◆ **Exercise**: Make an exact copy of all the material below, apart from the pictures.

◆ **Data block**:
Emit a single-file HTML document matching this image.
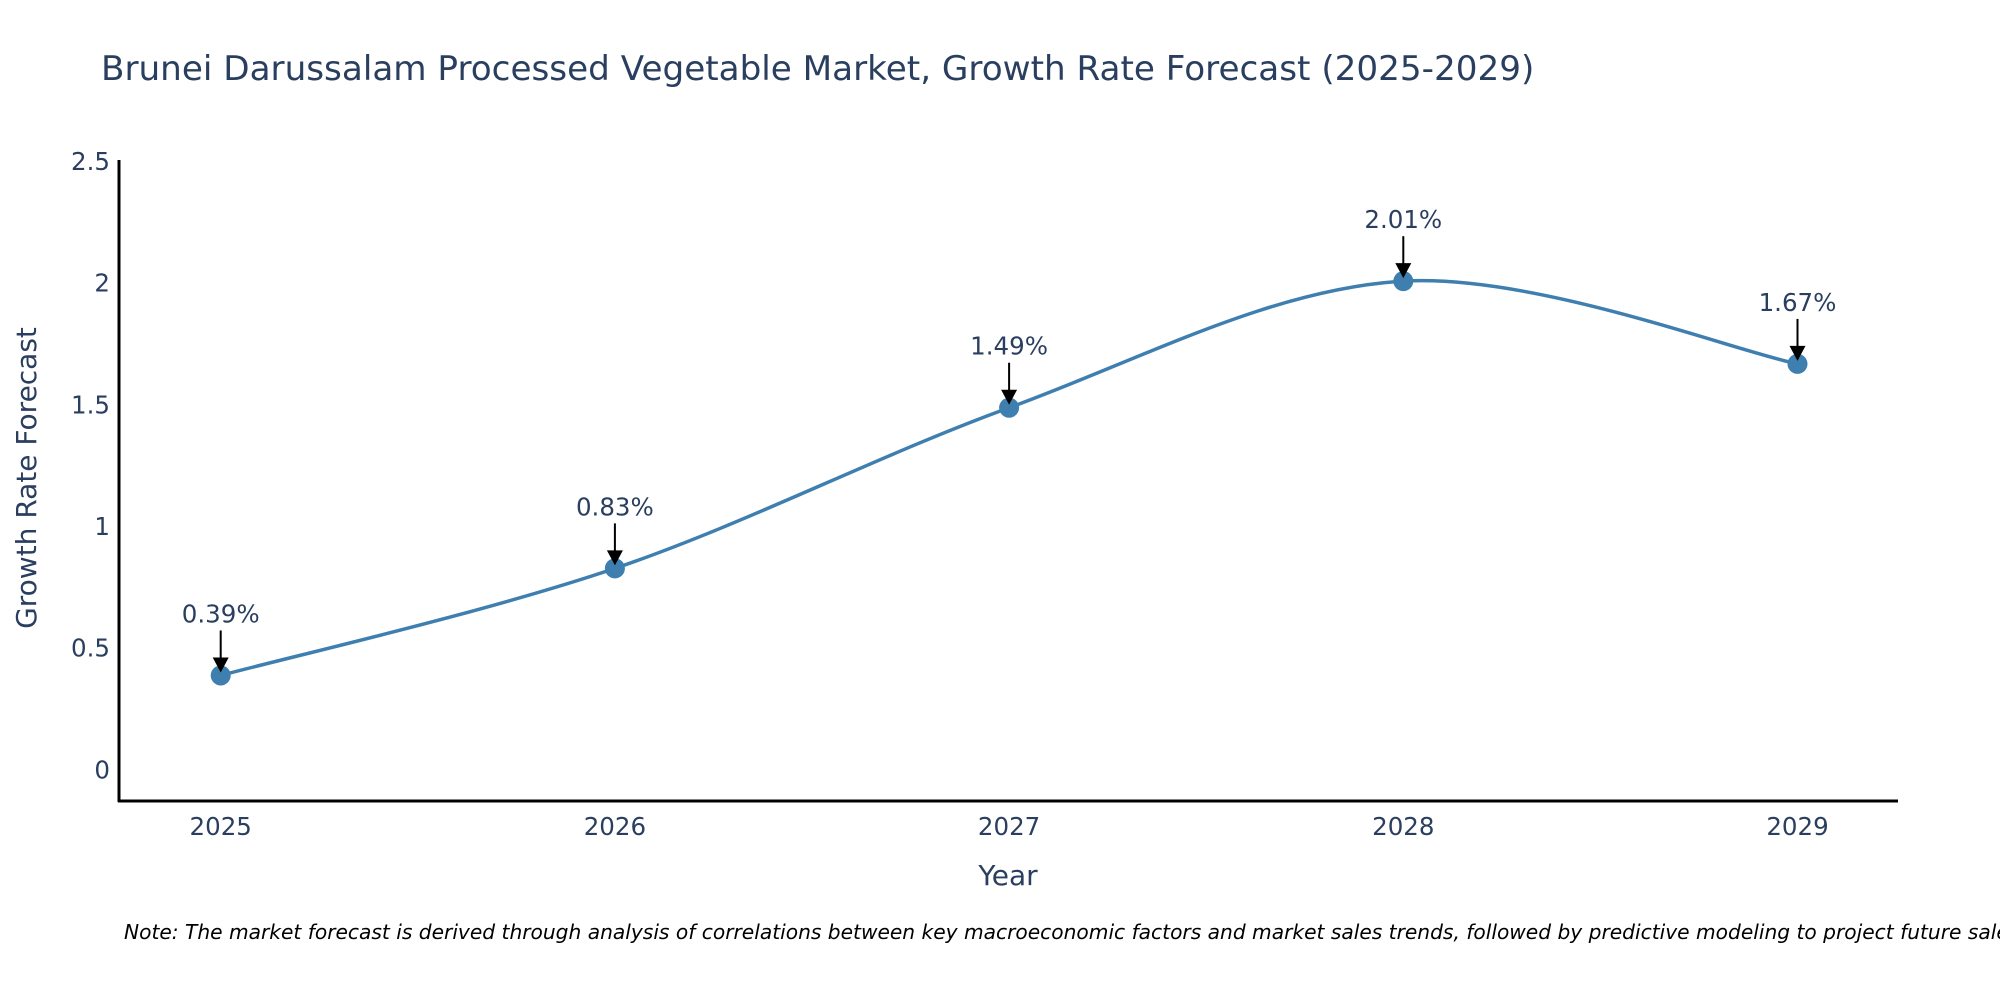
<!DOCTYPE html>
<html><head><meta charset="utf-8"><style>
body{margin:0;background:#fff;}
svg{display:block;font-family:"DejaVu Sans","Liberation Sans",sans-serif;}
</style></head><body>
<svg id="chart" width="2000" height="1000">
<text x="101" y="80" font-size="34.2" fill="#2a3f5f">Brunei Darussalam Processed Vegetable Market, Growth Rate Forecast (2025-2029)</text>
<g id="yticks"></g>
<g id="xticks"></g>
<line x1="119" y1="160" x2="119" y2="802" stroke="#000" stroke-width="3"/>
<line x1="118" y1="801" x2="1898" y2="801" stroke="#000" stroke-width="3"/>
<text transform="translate(36,478) rotate(-90)" text-anchor="middle" font-size="28" fill="#2a3f5f">Growth Rate Forecast</text>
<text x="1008" y="885" text-anchor="middle" font-size="28" fill="#2a3f5f">Year</text>
<path id="line" fill="none" stroke="#3f7fb0" stroke-width="3.5"/>
<g id="marks"></g>
<text x="124" y="939" font-size="20.2" font-style="italic" fill="#000">Note: The market forecast is derived through analysis of correlations between key macroeconomic factors and market sales trends, followed by predictive modeling to project future sales.</text>
</svg>
<script>
const years = [2025, 2026, 2027, 2028, 2029];
const values = [0.39, 0.83, 1.49, 2.01, 1.67];
const labels = ["0.39%", "0.83%", "1.49%", "2.01%", "1.67%"];
const yTicks = [0, 0.5, 1, 1.5, 2, 2.5];
const yTickLabels = ["0", "0.5", "1", "1.5", "2", "2.5"];

const NS = "http://www.w3.org/2000/svg";
function xs(v){ return 220.7 + (v - 2025) * 394.2; }
function ys(v){ return 770.4 - v * 243.4; }
function mk(tag, attrs, parent){ const e = document.createElementNS(NS, tag); for (const k in attrs) e.setAttribute(k, attrs[k]); parent.appendChild(e); return e; }

const yt = document.getElementById('yticks');
yTicks.forEach((t, i) => {
  const e = mk('text', {x: 110, y: ys(t) + 8, 'text-anchor': 'end', 'font-size': 24.5, fill: '#2a3f5f'}, yt);
  e.textContent = yTickLabels[i];
  
  
});
const xt = document.getElementById('xticks');
years.forEach(y => {
  const e = mk('text', {x: xs(y), y: 835, 'text-anchor': 'middle', 'font-size': 24.5, fill: '#2a3f5f'}, xt);
  e.textContent = y;
  
  
});

const pts = years.map((y, i) => [xs(y), ys(values[i])]);
let d = 'M' + pts[0][0] + ',' + pts[0][1];
const tension = 1 / 6;
for (let i = 0; i < pts.length - 1; i++) {
  const p0 = pts[Math.max(i - 1, 0)], p1 = pts[i], p2 = pts[i + 1], p3 = pts[Math.min(i + 2, pts.length - 1)];
  const c1 = [p1[0] + (p2[0] - p0[0]) * tension, p1[1] + (p2[1] - p0[1]) * tension];
  const c2 = [p2[0] - (p3[0] - p1[0]) * tension, p2[1] - (p3[1] - p1[1]) * tension];
  d += ' C' + c1 + ' ' + c2 + ' ' + p2;
}
document.getElementById('line').setAttribute('d', d);

const g = document.getElementById('marks');
pts.forEach((p, i) => {
  const c = mk('circle', {cx: p[0], cy: p[1], r: 10, fill: '#3f7fb0'}, g);
  
  
  const l = mk('line', {x1: p[0], y1: p[1] - 45, x2: p[0], y2: p[1] - 16, stroke: '#000', 'stroke-width': 2}, g);
  
  
  const a = mk('polygon', {points: (p[0]-8)+','+(p[1]-18)+' '+(p[0]+8)+','+(p[1]-18)+' '+p[0]+','+(p[1]-3), fill: '#000'}, g);
  
  
  const t = mk('text', {x: p[0], y: p[1] - 53, 'text-anchor': 'middle', 'font-size': 24.5, fill: '#2a3f5f'}, g);
  t.textContent = labels[i];
  
  
});
</script>
</body></html>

◆ **Task response**:
Emit a single-file HTML document matching this image.
<!DOCTYPE html>
<html><head><meta charset="utf-8"><style>
body{margin:0;background:#fff;}
svg{display:block;font-family:"DejaVu Sans","Liberation Sans",sans-serif;}
</style></head><body>
<svg id="chart" width="2000" height="1000">
<text x="101" y="80" font-size="34.2" fill="#2a3f5f">Brunei Darussalam Processed Vegetable Market, Growth Rate Forecast (2025-2029)</text>
<g id="yticks"></g>
<g id="xticks"></g>
<line x1="119" y1="160" x2="119" y2="802" stroke="#000" stroke-width="3"/>
<line x1="118" y1="801" x2="1898" y2="801" stroke="#000" stroke-width="3"/>
<text transform="translate(36,478) rotate(-90)" text-anchor="middle" font-size="28" fill="#2a3f5f">Growth Rate Forecast</text>
<text x="1008" y="885" text-anchor="middle" font-size="28" fill="#2a3f5f">Year</text>
<path id="line" fill="none" stroke="#3f7fb0" stroke-width="3.5"/>
<g id="marks"></g>
<text x="124" y="939" font-size="20.2" font-style="italic" fill="#000">Note: The market forecast is derived through analysis of correlations between key macroeconomic factors and market sales trends, followed by predictive modeling to project future sales.</text>
</svg>
<script>
const years = [2025, 2026, 2027, 2028, 2029];
const values = [0.39, 0.83, 1.49, 2.01, 1.67];
const labels = ["0.39%", "0.83%", "1.49%", "2.01%", "1.67%"];
const yTicks = [0, 0.5, 1, 1.5, 2, 2.5];
const yTickLabels = ["0", "0.5", "1", "1.5", "2", "2.5"];

const NS = "http://www.w3.org/2000/svg";
function xs(v){ return 220.7 + (v - 2025) * 394.2; }
function ys(v){ return 770.4 - v * 243.4; }
function mk(tag, attrs, parent){ const e = document.createElementNS(NS, tag); for (const k in attrs) e.setAttribute(k, attrs[k]); parent.appendChild(e); return e; }

const yt = document.getElementById('yticks');
yTicks.forEach((t, i) => {
  const e = mk('text', {x: 110, y: ys(t) + 8, 'text-anchor': 'end', 'font-size': 24.5, fill: '#2a3f5f'}, yt);
  e.textContent = yTickLabels[i];
  
  
});
const xt = document.getElementById('xticks');
years.forEach(y => {
  const e = mk('text', {x: xs(y), y: 835, 'text-anchor': 'middle', 'font-size': 24.5, fill: '#2a3f5f'}, xt);
  e.textContent = y;
  
  
});

const pts = years.map((y, i) => [xs(y), ys(values[i])]);
let d = 'M' + pts[0][0] + ',' + pts[0][1];
const tension = 1 / 6;
for (let i = 0; i < pts.length - 1; i++) {
  const p0 = pts[Math.max(i - 1, 0)], p1 = pts[i], p2 = pts[i + 1], p3 = pts[Math.min(i + 2, pts.length - 1)];
  const c1 = [p1[0] + (p2[0] - p0[0]) * tension, p1[1] + (p2[1] - p0[1]) * tension];
  const c2 = [p2[0] - (p3[0] - p1[0]) * tension, p2[1] - (p3[1] - p1[1]) * tension];
  d += ' C' + c1 + ' ' + c2 + ' ' + p2;
}
document.getElementById('line').setAttribute('d', d);

const g = document.getElementById('marks');
pts.forEach((p, i) => {
  const c = mk('circle', {cx: p[0], cy: p[1], r: 10, fill: '#3f7fb0'}, g);
  
  
  const l = mk('line', {x1: p[0], y1: p[1] - 45, x2: p[0], y2: p[1] - 16, stroke: '#000', 'stroke-width': 2}, g);
  
  
  const a = mk('polygon', {points: (p[0]-8)+','+(p[1]-18)+' '+(p[0]+8)+','+(p[1]-18)+' '+p[0]+','+(p[1]-3), fill: '#000'}, g);
  
  
  const t = mk('text', {x: p[0], y: p[1] - 53, 'text-anchor': 'middle', 'font-size': 24.5, fill: '#2a3f5f'}, g);
  t.textContent = labels[i];
  
  
});
</script>
</body></html>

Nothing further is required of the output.